JUSEPE DE RIBERA, LO SPAGNOLETTO (Jativa 1591-1652 Naples)
THE PROPERTY OF A EUROPEAN PRIVATE COLLECTOR
JUSEPE DE RIBERA, LO SPAGNOLETTO (Jativa 1591-1652 Naples)

Saint Paul

Details
JUSEPE DE RIBERA, LO SPAGNOLETTO (Jativa 1591-1652 Naples)
Saint Paul
oil on canvas
30 x 25 in. (76.2 x 63.5 cm.)
Provenance
Private Collection, Paris and Monte Carlo.
Literature
N. Spinosa, Ribera, Naples, 2003, illustrated p. 81 and p. 280, no. A98.
Exhibited
Mexico City, Museo Nacional de San Carlos, José de Ribera el Españoleto, (catalogue by N. Spinosa, A.E. Pérez Sanchez, and others) 7 May-18 September 2003, no. 29, illustrated pp. 136-7 and 139.
Sale room notice
Please note that the present lot is presented in an 17th Century Italian frame on loan from Lowy.
This frame is available for purchase. Please inquire with the department.

Lot Essay

'Jusepe de Ribera - a Spaniard from the city of Valencia, member of the Accademia di San Luca in Rome, knight of the Order of Christ of Portugal, court painter to successive viceroys in the kingdom of Naples - ranked among the most innovative and important artists of his day. His works were collected by King Philip IV, the grandees of Spain and prominent religious institutions in Naples' (Craig Felton in Jusepe de Ribera, lo Spagnoletto, exhibition catalogue, Forth Worth 1982, p.44). In 1616, after travelling in Northern Italy and visiting Rome, he settled in Naples, a rich and valued part of the Spanish royal domain, and quickly established himself as one of the founders, and perhaps the greatest master of true Neapolitan painting.

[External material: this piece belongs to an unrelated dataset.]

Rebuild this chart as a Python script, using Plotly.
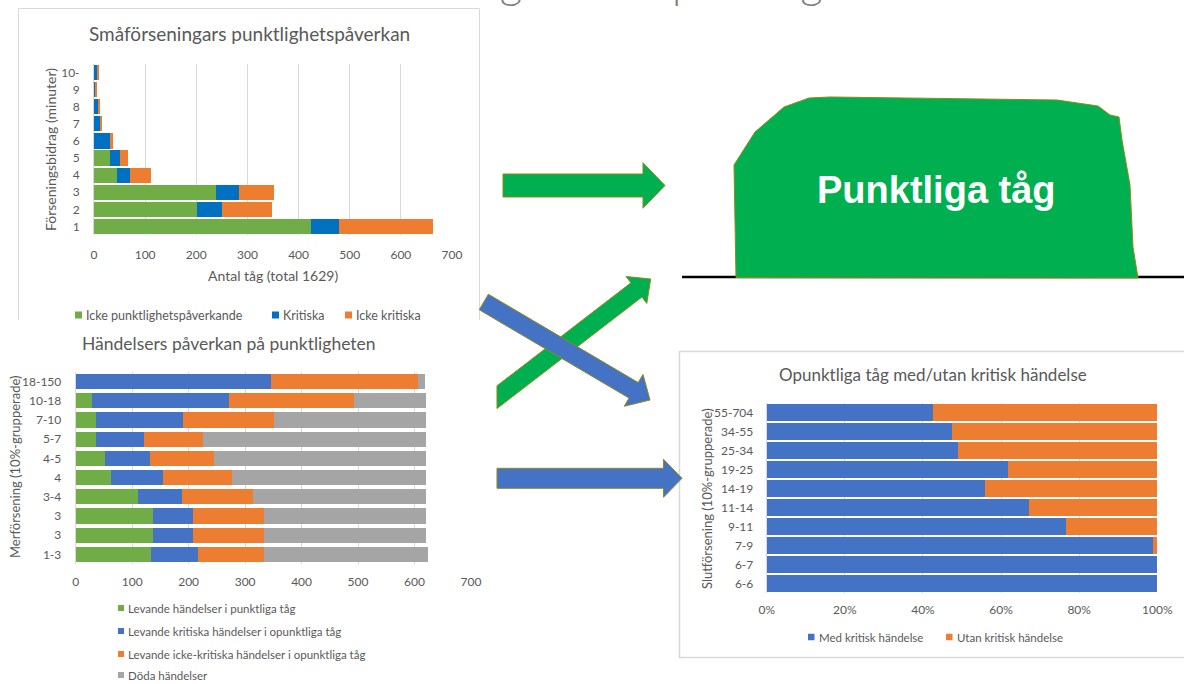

Ribera's mature style combines Caravaggio's sense of drama and penetrating eye for naturalistic detail with a more fluid technique and a lyrical sense of surface design inspired by Guido Reni. Whereas Roman art at this time oscillated uncompromisingly between the formal demands of classical decorum and narrative precision on the one hand and painterly proto-baroque exuberance on the other, in Naples the greatest works of art, and above all the highly influential mature paintings of Ribera, combine an overpowering physical naturalism with an almost abstract intensity of human and spiritual emotion.

Ribera painted several series of portrait-like images of the Apostles, or Apostolados, throughout his career, and they are among his most powerful single-figure compositions (see A.E. Pérez-Sánchez, in the Spanish edition of the exhibition catalogue, Ribera, Museo del Prado, Madrid, 1992, p. 248 for a discussion of the documentation concerning several such series in Spanish 17th and 18th Century collections). One of the most famous Apostolados is the near complete series in the Prado, which is generally dated to circa 1630-32. Although the present work slightly predates this series, it nonetheless accords stylistically with a number of figures in it. This can be seen in the turning of the Saint's head, the placement of the hands, and the way in which Ribera plays with the rhythms of the drapery.

We are grateful to Professor Nicola Spinosa (private communication, 28 March 2003) for confirming the attribution to Ribera and for proposing a dating of the present work to circa 1630-32. He describes it as a composition of 'qualità altissima' and notes another version of the composition (private collection, Naples; unknown dimensions), which he lists in his 1978 monograph on the artist (see L'Opera completa del Ribera, Milan, 1978, p. 102, no. 63).